What you need to do — Below is a listing; write it out exactly and drop any images from it.
═══ Dataset section
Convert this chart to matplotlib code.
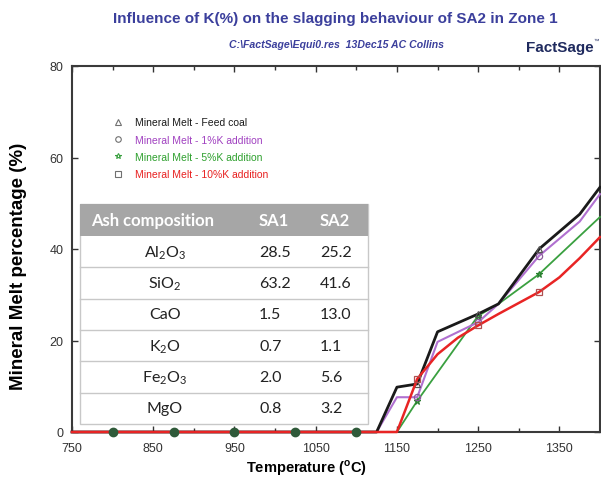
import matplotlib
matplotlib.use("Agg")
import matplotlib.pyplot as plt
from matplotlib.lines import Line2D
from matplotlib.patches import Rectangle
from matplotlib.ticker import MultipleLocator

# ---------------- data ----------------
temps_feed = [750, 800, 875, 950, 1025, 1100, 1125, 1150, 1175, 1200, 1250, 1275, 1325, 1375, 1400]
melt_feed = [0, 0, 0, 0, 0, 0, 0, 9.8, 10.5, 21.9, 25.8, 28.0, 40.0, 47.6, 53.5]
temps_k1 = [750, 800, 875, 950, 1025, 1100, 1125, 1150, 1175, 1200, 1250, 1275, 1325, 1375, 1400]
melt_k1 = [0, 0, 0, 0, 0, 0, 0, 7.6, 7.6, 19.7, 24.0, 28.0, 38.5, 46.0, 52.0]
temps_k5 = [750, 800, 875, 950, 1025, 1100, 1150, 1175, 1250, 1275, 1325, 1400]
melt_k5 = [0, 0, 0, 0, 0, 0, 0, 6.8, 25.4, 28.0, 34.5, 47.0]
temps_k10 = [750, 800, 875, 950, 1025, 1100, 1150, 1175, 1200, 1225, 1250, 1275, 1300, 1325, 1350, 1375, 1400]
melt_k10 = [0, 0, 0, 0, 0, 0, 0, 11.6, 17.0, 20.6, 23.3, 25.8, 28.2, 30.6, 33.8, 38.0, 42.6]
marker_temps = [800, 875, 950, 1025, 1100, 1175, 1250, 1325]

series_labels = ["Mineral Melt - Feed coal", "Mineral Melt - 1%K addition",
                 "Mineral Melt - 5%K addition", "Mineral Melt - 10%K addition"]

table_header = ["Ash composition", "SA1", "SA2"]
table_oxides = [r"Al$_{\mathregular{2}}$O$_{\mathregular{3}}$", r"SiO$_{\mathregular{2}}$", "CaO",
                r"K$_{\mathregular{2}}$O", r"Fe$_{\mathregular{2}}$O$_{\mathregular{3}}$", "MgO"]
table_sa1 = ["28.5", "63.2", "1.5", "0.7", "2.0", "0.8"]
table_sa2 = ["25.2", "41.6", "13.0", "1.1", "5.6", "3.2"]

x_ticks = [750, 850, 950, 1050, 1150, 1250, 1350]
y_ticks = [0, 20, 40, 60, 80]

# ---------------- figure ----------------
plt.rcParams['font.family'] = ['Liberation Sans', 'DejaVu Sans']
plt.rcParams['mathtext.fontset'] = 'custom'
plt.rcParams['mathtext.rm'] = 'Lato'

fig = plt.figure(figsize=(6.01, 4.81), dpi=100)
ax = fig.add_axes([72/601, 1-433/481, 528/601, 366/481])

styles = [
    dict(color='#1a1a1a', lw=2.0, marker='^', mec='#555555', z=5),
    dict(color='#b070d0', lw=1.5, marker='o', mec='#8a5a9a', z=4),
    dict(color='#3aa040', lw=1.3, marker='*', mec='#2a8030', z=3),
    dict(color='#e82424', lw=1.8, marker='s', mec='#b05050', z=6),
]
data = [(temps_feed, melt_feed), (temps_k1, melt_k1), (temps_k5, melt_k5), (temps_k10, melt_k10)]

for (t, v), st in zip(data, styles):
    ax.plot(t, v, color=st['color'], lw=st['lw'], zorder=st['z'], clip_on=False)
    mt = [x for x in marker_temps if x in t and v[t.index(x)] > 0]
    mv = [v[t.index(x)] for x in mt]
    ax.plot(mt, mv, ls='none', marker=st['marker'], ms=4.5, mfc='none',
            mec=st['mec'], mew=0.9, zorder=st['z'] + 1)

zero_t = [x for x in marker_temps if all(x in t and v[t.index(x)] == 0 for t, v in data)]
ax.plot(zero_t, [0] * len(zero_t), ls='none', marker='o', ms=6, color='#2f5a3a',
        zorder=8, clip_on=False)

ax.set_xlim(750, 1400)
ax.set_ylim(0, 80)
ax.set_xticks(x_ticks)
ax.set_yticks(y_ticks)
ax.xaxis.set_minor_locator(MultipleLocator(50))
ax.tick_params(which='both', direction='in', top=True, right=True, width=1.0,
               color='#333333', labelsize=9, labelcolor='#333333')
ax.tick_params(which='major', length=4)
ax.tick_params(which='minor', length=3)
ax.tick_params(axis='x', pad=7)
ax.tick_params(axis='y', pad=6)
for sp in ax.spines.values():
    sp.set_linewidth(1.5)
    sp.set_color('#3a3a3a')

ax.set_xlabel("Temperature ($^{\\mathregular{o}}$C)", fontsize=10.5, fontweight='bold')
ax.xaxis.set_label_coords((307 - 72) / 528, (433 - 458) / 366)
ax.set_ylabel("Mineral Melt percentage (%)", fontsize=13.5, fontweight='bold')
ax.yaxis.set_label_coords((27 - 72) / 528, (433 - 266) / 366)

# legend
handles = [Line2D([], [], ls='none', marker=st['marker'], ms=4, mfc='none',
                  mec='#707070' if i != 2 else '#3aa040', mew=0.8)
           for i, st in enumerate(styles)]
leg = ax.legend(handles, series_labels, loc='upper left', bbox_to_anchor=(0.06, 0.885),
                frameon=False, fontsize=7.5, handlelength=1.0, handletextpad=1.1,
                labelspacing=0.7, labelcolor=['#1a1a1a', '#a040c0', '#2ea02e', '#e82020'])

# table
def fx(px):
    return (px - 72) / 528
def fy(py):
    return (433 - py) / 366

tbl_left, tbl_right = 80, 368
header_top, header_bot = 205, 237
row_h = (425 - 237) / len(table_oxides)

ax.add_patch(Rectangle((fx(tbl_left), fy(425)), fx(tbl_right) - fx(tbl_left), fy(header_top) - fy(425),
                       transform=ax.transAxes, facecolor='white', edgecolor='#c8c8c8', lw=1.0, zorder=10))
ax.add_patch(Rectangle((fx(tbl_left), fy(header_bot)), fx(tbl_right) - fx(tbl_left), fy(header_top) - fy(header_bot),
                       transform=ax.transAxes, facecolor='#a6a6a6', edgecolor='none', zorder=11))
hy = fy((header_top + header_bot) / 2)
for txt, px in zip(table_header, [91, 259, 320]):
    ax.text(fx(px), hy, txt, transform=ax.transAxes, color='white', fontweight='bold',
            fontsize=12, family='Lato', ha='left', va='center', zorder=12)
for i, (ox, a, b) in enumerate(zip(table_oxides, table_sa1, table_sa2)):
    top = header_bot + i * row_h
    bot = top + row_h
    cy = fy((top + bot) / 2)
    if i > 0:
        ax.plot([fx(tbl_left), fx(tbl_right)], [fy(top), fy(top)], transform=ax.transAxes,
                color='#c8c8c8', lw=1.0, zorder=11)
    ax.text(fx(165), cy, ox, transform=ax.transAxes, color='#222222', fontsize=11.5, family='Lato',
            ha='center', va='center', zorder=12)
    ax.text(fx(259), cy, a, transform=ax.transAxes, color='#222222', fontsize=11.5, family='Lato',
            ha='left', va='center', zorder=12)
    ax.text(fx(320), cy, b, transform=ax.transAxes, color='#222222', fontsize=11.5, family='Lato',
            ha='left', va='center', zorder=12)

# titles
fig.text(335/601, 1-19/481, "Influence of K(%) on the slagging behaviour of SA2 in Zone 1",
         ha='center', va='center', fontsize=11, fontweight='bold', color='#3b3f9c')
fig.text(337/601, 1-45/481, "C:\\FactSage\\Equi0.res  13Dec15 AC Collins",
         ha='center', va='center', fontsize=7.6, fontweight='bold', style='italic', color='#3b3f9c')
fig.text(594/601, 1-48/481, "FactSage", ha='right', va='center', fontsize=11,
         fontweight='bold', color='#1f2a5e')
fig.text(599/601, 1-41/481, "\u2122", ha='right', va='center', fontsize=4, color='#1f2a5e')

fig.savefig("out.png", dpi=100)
══════
Completed task —
Convert this chart to matplotlib code.
import matplotlib
matplotlib.use("Agg")
import matplotlib.pyplot as plt
from matplotlib.lines import Line2D
from matplotlib.patches import Rectangle
from matplotlib.ticker import MultipleLocator

# ---------------- data ----------------
temps_feed = [750, 800, 875, 950, 1025, 1100, 1125, 1150, 1175, 1200, 1250, 1275, 1325, 1375, 1400]
melt_feed = [0, 0, 0, 0, 0, 0, 0, 9.8, 10.5, 21.9, 25.8, 28.0, 40.0, 47.6, 53.5]
temps_k1 = [750, 800, 875, 950, 1025, 1100, 1125, 1150, 1175, 1200, 1250, 1275, 1325, 1375, 1400]
melt_k1 = [0, 0, 0, 0, 0, 0, 0, 7.6, 7.6, 19.7, 24.0, 28.0, 38.5, 46.0, 52.0]
temps_k5 = [750, 800, 875, 950, 1025, 1100, 1150, 1175, 1250, 1275, 1325, 1400]
melt_k5 = [0, 0, 0, 0, 0, 0, 0, 6.8, 25.4, 28.0, 34.5, 47.0]
temps_k10 = [750, 800, 875, 950, 1025, 1100, 1150, 1175, 1200, 1225, 1250, 1275, 1300, 1325, 1350, 1375, 1400]
melt_k10 = [0, 0, 0, 0, 0, 0, 0, 11.6, 17.0, 20.6, 23.3, 25.8, 28.2, 30.6, 33.8, 38.0, 42.6]
marker_temps = [800, 875, 950, 1025, 1100, 1175, 1250, 1325]

series_labels = ["Mineral Melt - Feed coal", "Mineral Melt - 1%K addition",
                 "Mineral Melt - 5%K addition", "Mineral Melt - 10%K addition"]

table_header = ["Ash composition", "SA1", "SA2"]
table_oxides = [r"Al$_{\mathregular{2}}$O$_{\mathregular{3}}$", r"SiO$_{\mathregular{2}}$", "CaO",
                r"K$_{\mathregular{2}}$O", r"Fe$_{\mathregular{2}}$O$_{\mathregular{3}}$", "MgO"]
table_sa1 = ["28.5", "63.2", "1.5", "0.7", "2.0", "0.8"]
table_sa2 = ["25.2", "41.6", "13.0", "1.1", "5.6", "3.2"]

x_ticks = [750, 850, 950, 1050, 1150, 1250, 1350]
y_ticks = [0, 20, 40, 60, 80]

# ---------------- figure ----------------
plt.rcParams['font.family'] = ['Liberation Sans', 'DejaVu Sans']
plt.rcParams['mathtext.fontset'] = 'custom'
plt.rcParams['mathtext.rm'] = 'Lato'

fig = plt.figure(figsize=(6.01, 4.81), dpi=100)
ax = fig.add_axes([72/601, 1-433/481, 528/601, 366/481])

styles = [
    dict(color='#1a1a1a', lw=2.0, marker='^', mec='#555555', z=5),
    dict(color='#b070d0', lw=1.5, marker='o', mec='#8a5a9a', z=4),
    dict(color='#3aa040', lw=1.3, marker='*', mec='#2a8030', z=3),
    dict(color='#e82424', lw=1.8, marker='s', mec='#b05050', z=6),
]
data = [(temps_feed, melt_feed), (temps_k1, melt_k1), (temps_k5, melt_k5), (temps_k10, melt_k10)]

for (t, v), st in zip(data, styles):
    ax.plot(t, v, color=st['color'], lw=st['lw'], zorder=st['z'], clip_on=False)
    mt = [x for x in marker_temps if x in t and v[t.index(x)] > 0]
    mv = [v[t.index(x)] for x in mt]
    ax.plot(mt, mv, ls='none', marker=st['marker'], ms=4.5, mfc='none',
            mec=st['mec'], mew=0.9, zorder=st['z'] + 1)

zero_t = [x for x in marker_temps if all(x in t and v[t.index(x)] == 0 for t, v in data)]
ax.plot(zero_t, [0] * len(zero_t), ls='none', marker='o', ms=6, color='#2f5a3a',
        zorder=8, clip_on=False)

ax.set_xlim(750, 1400)
ax.set_ylim(0, 80)
ax.set_xticks(x_ticks)
ax.set_yticks(y_ticks)
ax.xaxis.set_minor_locator(MultipleLocator(50))
ax.tick_params(which='both', direction='in', top=True, right=True, width=1.0,
               color='#333333', labelsize=9, labelcolor='#333333')
ax.tick_params(which='major', length=4)
ax.tick_params(which='minor', length=3)
ax.tick_params(axis='x', pad=7)
ax.tick_params(axis='y', pad=6)
for sp in ax.spines.values():
    sp.set_linewidth(1.5)
    sp.set_color('#3a3a3a')

ax.set_xlabel("Temperature ($^{\\mathregular{o}}$C)", fontsize=10.5, fontweight='bold')
ax.xaxis.set_label_coords((307 - 72) / 528, (433 - 458) / 366)
ax.set_ylabel("Mineral Melt percentage (%)", fontsize=13.5, fontweight='bold')
ax.yaxis.set_label_coords((27 - 72) / 528, (433 - 266) / 366)

# legend
handles = [Line2D([], [], ls='none', marker=st['marker'], ms=4, mfc='none',
                  mec='#707070' if i != 2 else '#3aa040', mew=0.8)
           for i, st in enumerate(styles)]
leg = ax.legend(handles, series_labels, loc='upper left', bbox_to_anchor=(0.06, 0.885),
                frameon=False, fontsize=7.5, handlelength=1.0, handletextpad=1.1,
                labelspacing=0.7, labelcolor=['#1a1a1a', '#a040c0', '#2ea02e', '#e82020'])

# table
def fx(px):
    return (px - 72) / 528
def fy(py):
    return (433 - py) / 366

tbl_left, tbl_right = 80, 368
header_top, header_bot = 205, 237
row_h = (425 - 237) / len(table_oxides)

ax.add_patch(Rectangle((fx(tbl_left), fy(425)), fx(tbl_right) - fx(tbl_left), fy(header_top) - fy(425),
                       transform=ax.transAxes, facecolor='white', edgecolor='#c8c8c8', lw=1.0, zorder=10))
ax.add_patch(Rectangle((fx(tbl_left), fy(header_bot)), fx(tbl_right) - fx(tbl_left), fy(header_top) - fy(header_bot),
                       transform=ax.transAxes, facecolor='#a6a6a6', edgecolor='none', zorder=11))
hy = fy((header_top + header_bot) / 2)
for txt, px in zip(table_header, [91, 259, 320]):
    ax.text(fx(px), hy, txt, transform=ax.transAxes, color='white', fontweight='bold',
            fontsize=12, family='Lato', ha='left', va='center', zorder=12)
for i, (ox, a, b) in enumerate(zip(table_oxides, table_sa1, table_sa2)):
    top = header_bot + i * row_h
    bot = top + row_h
    cy = fy((top + bot) / 2)
    if i > 0:
        ax.plot([fx(tbl_left), fx(tbl_right)], [fy(top), fy(top)], transform=ax.transAxes,
                color='#c8c8c8', lw=1.0, zorder=11)
    ax.text(fx(165), cy, ox, transform=ax.transAxes, color='#222222', fontsize=11.5, family='Lato',
            ha='center', va='center', zorder=12)
    ax.text(fx(259), cy, a, transform=ax.transAxes, color='#222222', fontsize=11.5, family='Lato',
            ha='left', va='center', zorder=12)
    ax.text(fx(320), cy, b, transform=ax.transAxes, color='#222222', fontsize=11.5, family='Lato',
            ha='left', va='center', zorder=12)

# titles
fig.text(335/601, 1-19/481, "Influence of K(%) on the slagging behaviour of SA2 in Zone 1",
         ha='center', va='center', fontsize=11, fontweight='bold', color='#3b3f9c')
fig.text(337/601, 1-45/481, "C:\\FactSage\\Equi0.res  13Dec15 AC Collins",
         ha='center', va='center', fontsize=7.6, fontweight='bold', style='italic', color='#3b3f9c')
fig.text(594/601, 1-48/481, "FactSage", ha='right', va='center', fontsize=11,
         fontweight='bold', color='#1f2a5e')
fig.text(599/601, 1-41/481, "\u2122", ha='right', va='center', fontsize=4, color='#1f2a5e')

fig.savefig("out.png", dpi=100)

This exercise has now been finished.